Middleton-in-Teesdale: The reckoning arrived, snapping branches under the weight of wet, wind-driven snow
Along the slippery river bank footpath, the trees, still flinching under a north-easterly wind, had already shed most of the overnight snow. I shook the branches of a goat willow, which were still weighed down with ice and blocked our path, stepping back as they sprung upwards and scattered their crystalline burden. When we had last walked under it, on a warm afternoon two days ago, we had listened to the murmur of bumblebees as we passed underneath. Then, in the field beyond, we'd watched a cackling flock of fieldfares assembling, on the point of departure for their Scandinavian breeding grounds. It had seemed that the last vestiges of winter were about to take flight, but there was a nagging doubt that we might somehow have to pay for such an unusually early and sultry spring.
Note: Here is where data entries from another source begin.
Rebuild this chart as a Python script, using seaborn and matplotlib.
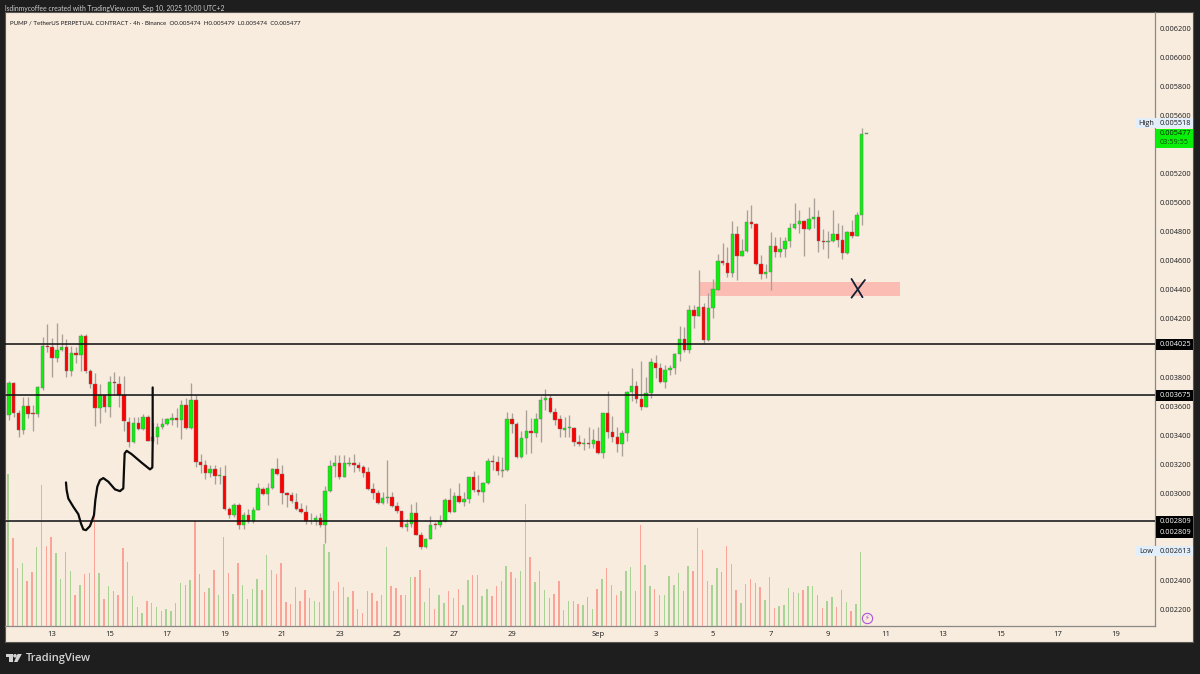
import numpy as np
import matplotlib
matplotlib.use("Agg")
import matplotlib.pyplot as plt
from matplotlib.patches import Rectangle, Polygon, Ellipse
import seaborn as sns

# OHLC in millionths of USDT, 4h candles
open_px = [3535,3756,3554,3434,3600,3549,3544,3726,4014,4004,
    3933,3986,4004,3843,3963,3954,4085,3841,3754,3584,
    3676,3595,3768,3754,3673,3491,3351,3480,3439,3526,
    3360,3388,3452,3478,3501,3514,3501,3604,3448,3641,
    3213,3192,3140,3163,3117,3117,2887,2848,2914,2778,
    2848,2808,2882,3029,2990,3032,3163,3133,2997,2985,
    2940,2887,2866,2808,2806,2831,2776,3011,3186,3209,
    3112,3199,3204,3195,3176,3142,3029,3002,2933,2969,
    2972,2912,2875,2767,2788,2859,2710,2629,2680,2783,
    2781,2808,2949,2868,2981,2940,2956,3107,3022,3006,
    3066,3220,3215,3149,3156,3508,3475,3245,3379,3427,
    3413,3510,3641,3657,3556,3508,3436,3446,3448,3351,
    3340,3342,3340,3361,3278,3549,3423,3386,3337,3411,
    3696,3735,3648,3595,3692,3899,3860,3763,3850,3860,
    3958,4064,3988,4262,4223,4285,4055,4276,4400,4602,
    4589,4515,4786,4637,4667,4872,4855,4579,4513,4524,
    4701,4662,4681,4736,4825,4855,4874,4821,4888,4906,
    4738,4733,4740,4786,4745,4653,4803,4775,4919,5474]
close_px = [3756,3554,3434,3600,3544,3544,3728,4014,4009,3933,
    3986,4004,3843,3963,3954,4085,3841,3754,3584,3676,
    3595,3768,3756,3673,3496,3351,3480,3439,3526,3360,
    3388,3452,3478,3508,3517,3501,3604,3450,3641,3216,
    3190,3140,3163,3117,3119,2887,2848,2914,2778,2848,
    2808,2882,3032,2990,3032,3163,3133,2997,2985,2944,
    2889,2866,2806,2804,2831,2776,3011,3186,3209,3112,
    3204,3204,3192,3172,3140,3029,3002,2933,2969,2972,
    2910,2875,2767,2788,2859,2710,2629,2680,2781,2781,
    2808,2949,2871,2979,2940,2956,3107,3020,3006,3066,
    3218,3215,3151,3156,3508,3475,3245,3379,3427,3413,
    3510,3641,3657,3556,3505,3439,3448,3450,3351,3337,
    3342,3340,3363,3278,3549,3423,3386,3337,3411,3696,
    3735,3648,3595,3692,3901,3860,3768,3850,3862,3958,
    4064,3988,4262,4223,4285,4055,4276,4405,4602,4589,
    4515,4786,4635,4667,4872,4855,4579,4510,4524,4701,
    4665,4681,4736,4825,4855,4874,4821,4888,4906,4738,
    4733,4738,4786,4745,4653,4803,4775,4920,5474,5477]
high_px = [3774,3767,3572,3659,3659,3606,3738,4073,4165,4066,
    4170,4096,4060,4014,4009,4096,4096,3853,3825,3751,
    3676,3807,3836,3807,3807,3521,3526,3521,3544,3537,
    3480,3480,3514,3514,3549,3583,3641,3652,3756,3676,
    3268,3227,3192,3192,3176,3190,2905,2928,2928,2871,
    2887,2905,3066,3043,3066,3170,3238,3192,3008,3008,
    3003,2928,2917,2859,2848,2859,3048,3227,3261,3261,
    3261,3245,3268,3215,3192,3176,3071,3020,3008,3227,
    3008,2939,2875,2818,2923,2939,2733,2693,2841,2801,
    2848,2969,3038,3008,3066,3008,3112,3153,3124,3078,
    3239,3261,3254,3245,3556,3549,3491,3429,3572,3514,
    3549,3671,3717,3675,3583,3537,3526,3537,3452,3399,
    3377,3457,3439,3452,3549,3705,3533,3452,3434,3705,
    3864,3774,3910,3797,3933,3952,3894,3883,3883,3968,
    4152,4142,4297,4297,4538,4308,4377,4474,4648,4727,
    4699,4878,4842,4750,4952,4987,4860,4641,4579,4798,
    4768,4763,4768,4860,5003,4952,4883,4975,5032,4952,
    4819,4809,4952,4865,4849,4809,4883,4940,5518,5479]
low_px = [3503,3526,3388,3406,3514,3429,3521,3710,3974,3797,
    3906,3981,3797,3807,3894,3843,3830,3721,3462,3485,
    3560,3521,3676,3595,3429,3314,3347,3434,3434,3356,
    3351,3337,3439,3469,3469,3452,3372,3439,3443,3181,
    3135,3100,3112,3061,3061,2882,2831,2836,2749,2755,
    2790,2790,2882,2985,2917,3025,3124,2923,2905,2928,
    2882,2859,2785,2785,2779,2767,2652,3006,3112,3100,
    3112,3186,3146,3153,3112,3020,2956,2923,2923,2933,
    2905,2864,2762,2739,2767,2710,2611,2624,2680,2755,
    2767,2801,2864,2868,2928,2910,2933,3008,2985,2940,
    3061,3158,3124,3112,3153,3411,3241,3241,3268,3273,
    3383,3354,3572,3549,3469,3388,3383,3383,3324,3324,
    3296,3307,3307,3268,3239,3377,3354,3285,3255,3360,
    3636,3618,3572,3595,3652,3790,3756,3722,3814,3820,
    3912,3974,3963,4136,4221,4037,4050,4205,4400,4572,
    4487,4487,4469,4635,4662,4826,4572,4474,4481,4400,
    4630,4630,4630,4699,4819,4791,4637,4814,4826,4665,
    4681,4623,4733,4699,4612,4648,4761,4773,4847,5474]
volume = [152,88,58,63,45,54,79,141,80,89,
    73,47,74,55,31,41,52,53,112,53,
    27,40,35,31,78,64,30,19,13,25,
    23,19,15,17,15,23,43,41,46,105,
    52,34,38,56,31,89,53,32,63,41,
    27,37,47,36,71,56,52,63,24,22,
    39,25,36,28,25,24,82,74,35,44,
    39,29,35,17,13,35,33,25,31,79,
    40,38,31,31,49,49,56,24,38,17,
    31,23,35,28,37,21,46,51,51,30,
    37,30,40,45,60,54,48,55,122,69,
    44,55,36,28,32,45,16,25,25,22,
    21,29,17,37,47,58,41,31,35,55,
    59,35,101,61,40,37,31,31,50,41,
    53,35,60,55,98,76,45,41,58,54,
    80,62,36,23,42,47,43,39,26,49,
    18,20,21,38,34,33,36,40,40,31,
    18,25,29,19,36,24,15,22,74,1]

# Levels drawn on the chart
levels = [0.004025, 0.003675, 0.002809]
zone_low, zone_high = 0.004359, 0.004453
zone_start, zone_end = 144.1, 186.0

# Axis labels
price_ticks = [6200,6000,5800,5600,5200,5000,4800,4600,4400,4200,3800,3600,3400,3200,3000,2400,2200]
day_ticks = [13,15,17,19,21,23,25,27,29,32,34,36,38,40,42,44,46,48,50]
day_labels = ["13","15","17","19","21","23","25","27","29","Sep","3","5","7","9","11","13","15","17","19"]

# Hand drawn marks (bar number, price in millionths)
scribble_x = [11.9,12.04,12.39,13.43,14.48,15.03,15.52,16.08,16.91,17.75,18.03,18.44,19.0,19.7,
              20.74,22.13,23.18,23.87,24.01,24.15,24.57,25.61,27.7,29.44,29.93,30.0,30.0]
scribble_y = [3073,3020,2962,2905,2854,2790,2749,2744,2772,2848,2951,3043,3089,3103,
              3078,3025,3013,3032,3158,3273,3291,3268,3209,3163,3176,3342,3728]

# Colors
DARK = "#1e1e1e"
PANEL = "#f8ecdf"
GREEN = "#0cf00c"
RED = "#ff0000"
VOL_GREEN = "#a9d394"
VOL_RED = "#fca398"
WICK = "#a89f97"
AXIS = "#8c8885"
TEXT = "#1c1c1c"
BLUE_TAG = "#e3eefb"

W, H = 1200, 674
X_MIN, X_MAX = -0.83, 239.26


def rect_fig(x0, y0, x1, y1):
    # pixel box from the top left corner -> figure fractions
    return [x0 / W, 1 - y1 / H, (x1 - x0) / W, (y1 - y0) / H]


sns.set_theme(style="white")
plt.rcParams["font.family"] = ["Open Sans", "DejaVu Sans"]

bars = np.arange(len(open_px))
o = np.array(open_px) * 1e-6
c = np.array(close_px) * 1e-6
h = np.array(high_px) * 1e-6
l = np.array(low_px) * 1e-6
rising = c >= o

fig = plt.figure(figsize=(W / 100, H / 100), dpi=100, facecolor=DARK)

# panel behind everything, price axis and date band included
panel = fig.add_axes(rect_fig(5, 12, 1192.5, 641.5), facecolor=PANEL, zorder=0)
panel.set_xticks([])
panel.set_yticks([])
for s in panel.spines.values():
    s.set_color("#5a5654")
    s.set_linewidth(0.8)

# Volume -----------------------------------------------------------
ax_vol = fig.add_axes(rect_fig(5, 12, 1155, 625.7), zorder=1)
ax_vol.patch.set_alpha(0)
sns.barplot(x=bars, y=volume, hue=np.where(rising, "up", "down"),
            palette={"up": VOL_GREEN, "down": VOL_RED}, native_scale=True,
            dodge=False, width=0.3, linewidth=0, saturation=1, legend=False, ax=ax_vol)
ax_vol.set_xlim(X_MIN + 0.2, X_MAX + 0.2)
ax_vol.set_ylim(0, 613.7)
ax_vol.set_axis_off()

# Candles ----------------------------------------------------------
ax = fig.add_axes(rect_fig(5, 12, 1155, 625.7), zorder=2)
ax.patch.set_alpha(0)
ax.add_patch(Rectangle((zone_start, zone_low), zone_end - zone_start, zone_high - zone_low,
                       facecolor="#fbbdb3", edgecolor="none", zorder=1))
for lev in levels[1:]:
    ax.axhline(lev + 0.000007, color="white", lw=1.0, alpha=0.8, zorder=1.5)
ax.vlines(bars, l, h, color=WICK, lw=0.95, zorder=2)
body_bottom = np.minimum(o, c)
body_height = np.maximum(np.abs(c - o), 0.000006)
ax.bar(bars, body_height, bottom=body_bottom, width=0.72,
       color=np.where(rising, GREEN, RED), edgecolor="#77726e", linewidth=0.3, zorder=3)
for lev in levels:
    ax.axhline(lev, color="#141414", lw=1.15, zorder=4)

# scribble and cross
ax.plot(scribble_x, np.array(scribble_y) * 1e-6, color="#0b0b0b", lw=1.6, zorder=5,
        solid_joinstyle="round", solid_capstyle="round")
ax.plot([175.9, 178.2], [0.004476, 0.00435], color="#141e32", lw=1.3, zorder=5)
ax.plot([178.7, 175.9], [0.004469, 0.004347], color="#141e32", lw=1.3, zorder=5)

ax.set_xlim(X_MIN, X_MAX)
ax.set_ylim(0.002085, 0.006317)

ax.yaxis.tick_right()
ax.set_yticks(np.array(price_ticks) * 1e-6)
ax.set_yticklabels([f"{p * 1e-6:.6f}" for p in price_ticks], fontsize=5.3, color=TEXT)
ax.set_xticks([(d - 13) * 6 + 9.0 for d in day_ticks])
ax.set_xticklabels(day_labels, fontsize=5.5, color=TEXT)
ax.tick_params(axis="y", length=0, pad=3.6)
ax.tick_params(axis="x", length=0, pad=3.8)
ax.spines["top"].set_visible(False)
ax.spines["left"].set_visible(False)
ax.spines["right"].set_color(AXIS)
ax.spines["bottom"].set_color(AXIS)
ax.spines["right"].set_linewidth(0.9)
ax.spines["bottom"].set_linewidth(0.9)

# lightning marker near the last bar
ax.plot([179.1], [0.002138], marker="o", ms=7.4, mfc=PANEL, mec="#b152d6", mew=0.8, zorder=6)
ax.text(179.1, 0.002138, "\u26a1", color="#b152d6", fontsize=4.8, ha="center", va="center", zorder=7,
        family=["DejaVu Sans"])


# Text and tags in pixel positions ------------------------------------
def ftext(x, y, s, **kw):
    kw.setdefault("va", "center")
    kw.setdefault("fontsize", 5.3)
    kw.setdefault("color", TEXT)
    fig.text(x / W, 1 - y / H, s, zorder=11, **kw)


def fbox(x0, y0, x1, y1, color):
    fig.add_artist(Rectangle((x0 / W, 1 - y1 / H), (x1 - x0) / W, (y1 - y0) / H, facecolor=color,
                             edgecolor="none", transform=fig.transFigure, zorder=10))


ftext(5, 8.6, "lsdinmycoffee created with TradingView.com, Sep 10, 2025 10:00 UTC+2", color="#d0d0d0",
      fontsize=4.85, family="Lato")
ftext(10, 22.8, "PUMP / TetherUS PERPETUAL CONTRACT \u00b7 4h \u00b7 Binance  O0.005474  H0.005479  L0.005474  C0.005477",
      fontsize=4.4, family="Lato")

fbox(1136, 118, 1192.5, 127.5, BLUE_TAG)
ftext(1138, 123.2, "High")
ftext(1160, 123.2, "0.005518")
fbox(1155.5, 128.7, 1192.5, 147.5, "#0aef0a")
ftext(1160, 133.6, "0.005477", color="#082008")
ftext(1160, 142.6, "03:59:55", color="#0a4a0a")
fbox(1155.5, 338.5, 1192.5, 349.5, "black")
ftext(1160, 344.4, "0.004025", color="white")
fbox(1155.5, 389.5, 1192.5, 400.5, "black")
ftext(1160, 395.4, "0.003675", color="white")
fbox(1155.5, 515.7, 1192.5, 537.5, "black")
ftext(1160, 521.4, "0.002809", color="white")
ftext(1160, 532.4, "0.002809", color="white")
fbox(1136, 546, 1192.5, 555.5, BLUE_TAG)
ftext(1139, 551.2, "Low")
ftext(1160, 551.2, "0.002613")

# TradingView footer
logo = "#d4d4d4"
fbox(6, 654, 12.6, 657.4, logo)
fbox(9.2, 654, 12.6, 662, logo)
fig.add_artist(Polygon([(17.6 / W, 1 - 654 / H), (21.8 / W, 1 - 654 / H), (17.4 / W, 1 - 662 / H), (14 / W, 1 - 662 / H)],
                       closed=True, facecolor=logo, edgecolor="none", transform=fig.transFigure, zorder=10))
fig.add_artist(Ellipse((15 / W, 1 - 655.8 / H), 3.6 / W, 3.6 / H, facecolor=logo, edgecolor="none",
                       transform=fig.transFigure, zorder=10))
ftext(26, 658.2, "TradingView", color=logo, fontsize=8.0, fontweight="semibold")

fig.savefig("out.png", dpi=100, facecolor=DARK)
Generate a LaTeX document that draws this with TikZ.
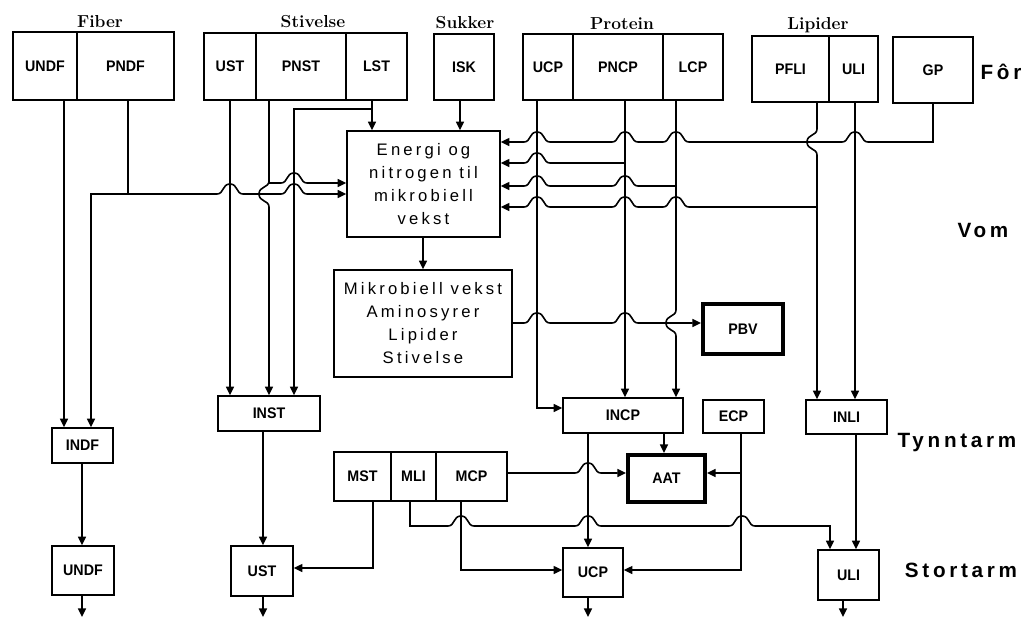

The reckoning arrived last night, burying daffodils and snapping branches under the weight of wet, wind-driven snow. I wondered how the precocious lime-green larch needles and their pink embryonic cones, unable to resist the lure of last week's sun, had fared. When we reached that group of trees, perched high above the river, we found their sprouted twigs as immaculate and shocking in their paintbox brilliance as they had been before the icy blast arrived.
In the snow, now melting fast under our feet, celandines and primroses were still buried, but the sounds of spring drifted up from the river. A pair of oystercatchers chased past, piping hysterically. A wren, perched on a snow-capped wall, unleashed a full-throated, explosive burst of song, and in the shelter of the woodland we could hear cascading notes of a willow warbler, recently arrived from a sub-Saharan climate into a warm spring that had temporarily turned to Arctic tundra overnight. The snow, winter's last petulant gesture, will linger in the shadow of drystone walls for a day or two yet, but spring's resilience is inspirational.